— Start —

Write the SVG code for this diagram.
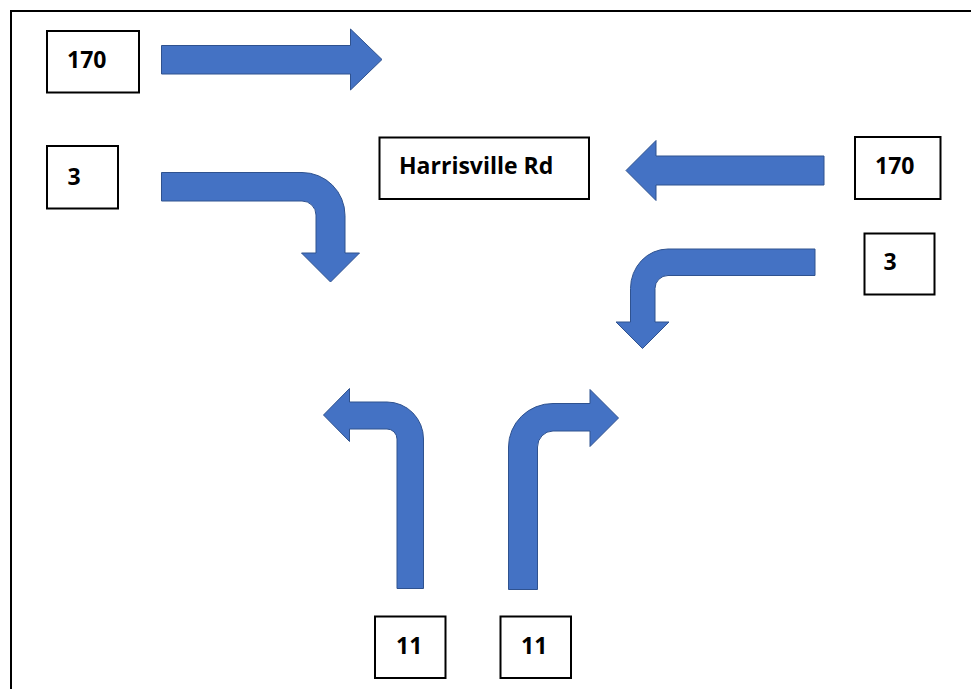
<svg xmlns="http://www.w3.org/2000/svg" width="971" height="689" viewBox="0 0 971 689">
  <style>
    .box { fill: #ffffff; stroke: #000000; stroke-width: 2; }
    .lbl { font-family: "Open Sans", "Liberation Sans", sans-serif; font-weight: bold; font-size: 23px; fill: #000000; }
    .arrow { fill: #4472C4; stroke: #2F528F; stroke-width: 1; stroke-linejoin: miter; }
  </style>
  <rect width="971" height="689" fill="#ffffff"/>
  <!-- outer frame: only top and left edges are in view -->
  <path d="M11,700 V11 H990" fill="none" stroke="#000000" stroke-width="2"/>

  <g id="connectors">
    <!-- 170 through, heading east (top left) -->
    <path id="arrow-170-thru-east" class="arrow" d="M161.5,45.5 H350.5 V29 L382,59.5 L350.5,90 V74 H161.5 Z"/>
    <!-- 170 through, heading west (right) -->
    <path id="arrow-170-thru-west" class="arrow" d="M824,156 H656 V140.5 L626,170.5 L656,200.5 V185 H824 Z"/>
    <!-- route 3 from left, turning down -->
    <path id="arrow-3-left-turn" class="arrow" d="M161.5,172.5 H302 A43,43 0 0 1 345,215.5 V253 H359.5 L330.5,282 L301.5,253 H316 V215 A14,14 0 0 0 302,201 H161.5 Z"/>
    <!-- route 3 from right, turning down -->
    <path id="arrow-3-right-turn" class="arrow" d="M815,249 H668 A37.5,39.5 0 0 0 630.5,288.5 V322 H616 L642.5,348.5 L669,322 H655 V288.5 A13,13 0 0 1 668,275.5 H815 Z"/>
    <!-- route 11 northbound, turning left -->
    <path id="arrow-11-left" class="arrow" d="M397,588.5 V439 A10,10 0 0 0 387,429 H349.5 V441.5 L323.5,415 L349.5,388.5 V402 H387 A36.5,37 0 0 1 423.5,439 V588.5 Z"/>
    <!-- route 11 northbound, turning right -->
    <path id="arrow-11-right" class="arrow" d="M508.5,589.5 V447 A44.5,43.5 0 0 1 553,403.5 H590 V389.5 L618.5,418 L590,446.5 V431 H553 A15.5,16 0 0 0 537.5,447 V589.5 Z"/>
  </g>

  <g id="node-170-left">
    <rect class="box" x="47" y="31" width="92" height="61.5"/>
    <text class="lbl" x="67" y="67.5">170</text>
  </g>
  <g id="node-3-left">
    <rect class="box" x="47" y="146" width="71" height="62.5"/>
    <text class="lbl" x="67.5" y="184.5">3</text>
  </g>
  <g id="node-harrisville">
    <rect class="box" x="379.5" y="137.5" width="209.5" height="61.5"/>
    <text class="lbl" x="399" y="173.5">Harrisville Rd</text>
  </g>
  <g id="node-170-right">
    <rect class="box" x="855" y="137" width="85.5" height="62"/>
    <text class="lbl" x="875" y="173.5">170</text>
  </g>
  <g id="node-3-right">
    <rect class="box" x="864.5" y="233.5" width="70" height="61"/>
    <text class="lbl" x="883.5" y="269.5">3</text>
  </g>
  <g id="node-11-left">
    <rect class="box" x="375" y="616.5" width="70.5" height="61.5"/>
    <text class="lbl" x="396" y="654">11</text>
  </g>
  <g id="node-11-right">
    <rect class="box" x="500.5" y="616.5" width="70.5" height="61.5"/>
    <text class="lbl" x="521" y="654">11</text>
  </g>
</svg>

— End —

What is expected :: In your copy of the listing above, reproduce each line exactly and omit all pictures.

Response to the task ::
Write the SVG code for this diagram.
<svg xmlns="http://www.w3.org/2000/svg" width="971" height="689" viewBox="0 0 971 689">
  <style>
    .box { fill: #ffffff; stroke: #000000; stroke-width: 2; }
    .lbl { font-family: "Open Sans", "Liberation Sans", sans-serif; font-weight: bold; font-size: 23px; fill: #000000; }
    .arrow { fill: #4472C4; stroke: #2F528F; stroke-width: 1; stroke-linejoin: miter; }
  </style>
  <rect width="971" height="689" fill="#ffffff"/>
  <!-- outer frame: only top and left edges are in view -->
  <path d="M11,700 V11 H990" fill="none" stroke="#000000" stroke-width="2"/>

  <g id="connectors">
    <!-- 170 through, heading east (top left) -->
    <path id="arrow-170-thru-east" class="arrow" d="M161.5,45.5 H350.5 V29 L382,59.5 L350.5,90 V74 H161.5 Z"/>
    <!-- 170 through, heading west (right) -->
    <path id="arrow-170-thru-west" class="arrow" d="M824,156 H656 V140.5 L626,170.5 L656,200.5 V185 H824 Z"/>
    <!-- route 3 from left, turning down -->
    <path id="arrow-3-left-turn" class="arrow" d="M161.5,172.5 H302 A43,43 0 0 1 345,215.5 V253 H359.5 L330.5,282 L301.5,253 H316 V215 A14,14 0 0 0 302,201 H161.5 Z"/>
    <!-- route 3 from right, turning down -->
    <path id="arrow-3-right-turn" class="arrow" d="M815,249 H668 A37.5,39.5 0 0 0 630.5,288.5 V322 H616 L642.5,348.5 L669,322 H655 V288.5 A13,13 0 0 1 668,275.5 H815 Z"/>
    <!-- route 11 northbound, turning left -->
    <path id="arrow-11-left" class="arrow" d="M397,588.5 V439 A10,10 0 0 0 387,429 H349.5 V441.5 L323.5,415 L349.5,388.5 V402 H387 A36.5,37 0 0 1 423.5,439 V588.5 Z"/>
    <!-- route 11 northbound, turning right -->
    <path id="arrow-11-right" class="arrow" d="M508.5,589.5 V447 A44.5,43.5 0 0 1 553,403.5 H590 V389.5 L618.5,418 L590,446.5 V431 H553 A15.5,16 0 0 0 537.5,447 V589.5 Z"/>
  </g>

  <g id="node-170-left">
    <rect class="box" x="47" y="31" width="92" height="61.5"/>
    <text class="lbl" x="67" y="67.5">170</text>
  </g>
  <g id="node-3-left">
    <rect class="box" x="47" y="146" width="71" height="62.5"/>
    <text class="lbl" x="67.5" y="184.5">3</text>
  </g>
  <g id="node-harrisville">
    <rect class="box" x="379.5" y="137.5" width="209.5" height="61.5"/>
    <text class="lbl" x="399" y="173.5">Harrisville Rd</text>
  </g>
  <g id="node-170-right">
    <rect class="box" x="855" y="137" width="85.5" height="62"/>
    <text class="lbl" x="875" y="173.5">170</text>
  </g>
  <g id="node-3-right">
    <rect class="box" x="864.5" y="233.5" width="70" height="61"/>
    <text class="lbl" x="883.5" y="269.5">3</text>
  </g>
  <g id="node-11-left">
    <rect class="box" x="375" y="616.5" width="70.5" height="61.5"/>
    <text class="lbl" x="396" y="654">11</text>
  </g>
  <g id="node-11-right">
    <rect class="box" x="500.5" y="616.5" width="70.5" height="61.5"/>
    <text class="lbl" x="521" y="654">11</text>
  </g>
</svg>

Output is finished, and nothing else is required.